Profane que je suis, je l'ai préféré au peu que j'ai vu jusqu'ici de la Nouvelle Vague alors qu'il n'est classé que 35ème dans le top qui lui est consacré et c'est Jacques Demy à la réalisation, non Godard ou Truffaut. Mieux que les 400 coups, mieux que Pierrot le Fou. A mon tour de me demander ce qu'est exactement que le cinéma ! Mieux qu'à bout de souffle, imprimé d'un rythme plus lent dans sa course vers le néant. Peut-être ai-je eu moins de difficultés à me sentir proche d'un addict au jeu que d'un petit gangster.
Dois-je me flageller? Me rebeller? Je n'ai pas encore la culture suffisante pour assumer et pourtant me voilà à rédiger ma critique. Ce n'est point du Mépris mais je dis : Tant pis. Ce film m'a touché. Tout y est dans une forme condensée, brute. Efficace.
En 1h20, Jacques Demy nous fait vivre l'aventure palpitante de Jean Fournier, jeune employé de banque vivant chez papa, découvrant les joies du casino et l'amour, puis irrémédiablement ses peines. Forcément, il n'y a pas de place pour les temps morts, on se laisse agréablement emporter et pourtant le cerveau turbine.
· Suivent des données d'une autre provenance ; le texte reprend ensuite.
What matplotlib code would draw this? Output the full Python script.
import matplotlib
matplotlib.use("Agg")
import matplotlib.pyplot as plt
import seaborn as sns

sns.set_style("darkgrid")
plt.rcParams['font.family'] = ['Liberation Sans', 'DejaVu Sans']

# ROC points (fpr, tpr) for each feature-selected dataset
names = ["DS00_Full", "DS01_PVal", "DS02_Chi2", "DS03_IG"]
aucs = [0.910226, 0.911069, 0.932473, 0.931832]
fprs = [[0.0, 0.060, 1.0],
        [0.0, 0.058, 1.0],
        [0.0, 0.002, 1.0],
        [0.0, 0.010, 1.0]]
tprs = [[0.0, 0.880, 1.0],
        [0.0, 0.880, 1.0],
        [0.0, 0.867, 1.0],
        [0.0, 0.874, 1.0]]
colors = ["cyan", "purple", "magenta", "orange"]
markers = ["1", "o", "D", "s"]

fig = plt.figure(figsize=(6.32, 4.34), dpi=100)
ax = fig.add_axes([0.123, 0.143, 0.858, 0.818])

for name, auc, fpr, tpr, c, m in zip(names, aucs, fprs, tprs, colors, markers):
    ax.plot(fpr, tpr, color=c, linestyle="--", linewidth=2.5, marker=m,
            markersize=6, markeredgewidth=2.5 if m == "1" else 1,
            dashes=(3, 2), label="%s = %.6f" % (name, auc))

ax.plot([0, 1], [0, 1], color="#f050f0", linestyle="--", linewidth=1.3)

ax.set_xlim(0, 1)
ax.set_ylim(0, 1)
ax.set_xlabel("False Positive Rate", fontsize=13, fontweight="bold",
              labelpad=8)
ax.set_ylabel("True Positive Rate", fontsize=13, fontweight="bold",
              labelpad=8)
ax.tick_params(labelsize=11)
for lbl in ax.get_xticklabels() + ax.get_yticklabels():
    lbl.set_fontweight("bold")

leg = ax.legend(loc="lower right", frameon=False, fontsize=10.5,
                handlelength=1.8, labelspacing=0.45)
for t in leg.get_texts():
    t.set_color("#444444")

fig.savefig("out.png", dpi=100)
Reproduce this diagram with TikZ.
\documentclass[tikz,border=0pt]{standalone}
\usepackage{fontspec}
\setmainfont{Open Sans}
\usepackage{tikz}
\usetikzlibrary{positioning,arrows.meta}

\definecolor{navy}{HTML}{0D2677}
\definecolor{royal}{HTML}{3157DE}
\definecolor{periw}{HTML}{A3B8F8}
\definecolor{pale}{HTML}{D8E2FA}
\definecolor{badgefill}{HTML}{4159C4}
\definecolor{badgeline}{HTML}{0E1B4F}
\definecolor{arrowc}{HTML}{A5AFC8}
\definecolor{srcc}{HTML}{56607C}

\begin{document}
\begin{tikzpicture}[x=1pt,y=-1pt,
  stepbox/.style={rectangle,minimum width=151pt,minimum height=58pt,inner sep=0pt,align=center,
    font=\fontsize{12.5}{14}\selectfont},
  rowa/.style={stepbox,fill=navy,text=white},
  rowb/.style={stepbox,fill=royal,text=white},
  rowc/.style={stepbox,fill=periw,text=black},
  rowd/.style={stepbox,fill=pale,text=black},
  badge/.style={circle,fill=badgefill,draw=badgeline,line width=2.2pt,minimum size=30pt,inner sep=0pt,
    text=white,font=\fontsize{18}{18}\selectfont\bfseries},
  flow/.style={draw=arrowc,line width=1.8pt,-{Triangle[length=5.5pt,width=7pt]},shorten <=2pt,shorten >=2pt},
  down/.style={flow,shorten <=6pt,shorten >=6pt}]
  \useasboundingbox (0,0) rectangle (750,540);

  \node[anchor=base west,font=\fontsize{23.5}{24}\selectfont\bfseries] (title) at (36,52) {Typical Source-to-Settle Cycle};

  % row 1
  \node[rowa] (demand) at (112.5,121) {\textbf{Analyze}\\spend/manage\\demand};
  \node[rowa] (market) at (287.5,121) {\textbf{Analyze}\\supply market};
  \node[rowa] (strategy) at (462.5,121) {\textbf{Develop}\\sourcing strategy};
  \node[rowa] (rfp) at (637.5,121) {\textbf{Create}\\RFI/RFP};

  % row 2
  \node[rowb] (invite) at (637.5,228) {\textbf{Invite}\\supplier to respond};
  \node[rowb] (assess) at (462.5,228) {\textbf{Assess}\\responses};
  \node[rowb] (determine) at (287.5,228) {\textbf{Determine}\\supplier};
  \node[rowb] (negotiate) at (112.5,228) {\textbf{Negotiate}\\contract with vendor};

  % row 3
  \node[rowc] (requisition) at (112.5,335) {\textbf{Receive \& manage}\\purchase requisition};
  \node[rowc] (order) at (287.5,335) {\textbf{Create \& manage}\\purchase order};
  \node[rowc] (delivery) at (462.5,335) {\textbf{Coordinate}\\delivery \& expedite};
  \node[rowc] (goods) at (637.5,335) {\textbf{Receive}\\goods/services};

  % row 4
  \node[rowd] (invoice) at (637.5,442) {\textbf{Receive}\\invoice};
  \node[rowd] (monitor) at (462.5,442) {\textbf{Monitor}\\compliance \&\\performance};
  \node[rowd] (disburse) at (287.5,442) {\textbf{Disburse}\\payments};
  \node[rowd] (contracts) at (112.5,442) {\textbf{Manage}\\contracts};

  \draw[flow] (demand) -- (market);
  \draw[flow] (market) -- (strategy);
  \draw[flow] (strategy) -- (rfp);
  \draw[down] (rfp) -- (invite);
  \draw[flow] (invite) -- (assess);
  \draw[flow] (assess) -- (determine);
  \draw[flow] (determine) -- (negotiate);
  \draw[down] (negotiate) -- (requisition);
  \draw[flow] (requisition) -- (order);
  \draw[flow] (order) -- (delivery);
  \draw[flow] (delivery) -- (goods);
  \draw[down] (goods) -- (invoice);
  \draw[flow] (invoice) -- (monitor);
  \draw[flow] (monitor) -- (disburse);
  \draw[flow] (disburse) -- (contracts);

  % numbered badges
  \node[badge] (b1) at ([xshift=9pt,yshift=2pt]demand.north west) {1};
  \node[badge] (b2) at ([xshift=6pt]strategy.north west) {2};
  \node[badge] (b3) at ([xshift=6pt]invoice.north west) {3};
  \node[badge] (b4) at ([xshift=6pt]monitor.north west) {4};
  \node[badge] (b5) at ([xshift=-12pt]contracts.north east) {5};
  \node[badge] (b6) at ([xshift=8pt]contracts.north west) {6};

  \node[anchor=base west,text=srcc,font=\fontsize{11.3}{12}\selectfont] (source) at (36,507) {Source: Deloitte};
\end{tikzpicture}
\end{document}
Il ne s'agit toutefois pas d'une course contre la montre, le temps sait être pris lorsqu'il le faut et le spectateur se sent vibrer, peut-être pas autant que les personnages, à la vue de cette bille qui tourne dans la roulette. L'effet escompté est atteint!
Suis-je sensible à ce point au rythme ?
Si je devais définir ce film en un mot, ce serait : efficace.
Efficace dans son rythme mais aussi dans chaque parcelle de ce qui fait un film.
Efficace dans son découpage. Passage habile d'une scène à une autre. Sans même s'en rendre compte, on part pour un point B et on arrive au point C. Coupé au millimètre pour n'y laisser que l'essentiel.
Efficace dans la photographie. Les contrastes du noir et blanc. La symbolique qui se dégage des couleurs, notamment dans les costumes est évidente.
Efficace dans ses cadrages. L'effet de récence nous laissera surtout en mémoire le plan qui clôture le film.
Efficace dans sa musique. Imprimée par touche. De piano.
Efficace dans son jeu d'acteurs. Tout en justesse : Jeanne Moreau en MILF addict (j'espère faire dresser quelques cheveux, pourquoi pas blonds platine) et Claude Mann en contrasté jeune candide lucide emporté malgré lui par la première.
Efficace dans son scénario. A l'image de la Nouvelle Vague, épuré. Simple et complexe à la fois. Intelligent, il ne tombe pas dans le piège du film qui nous sert une morale sur un plateau.
Et finalement, efficace dans sa conclusion qui ne s'éternise pas.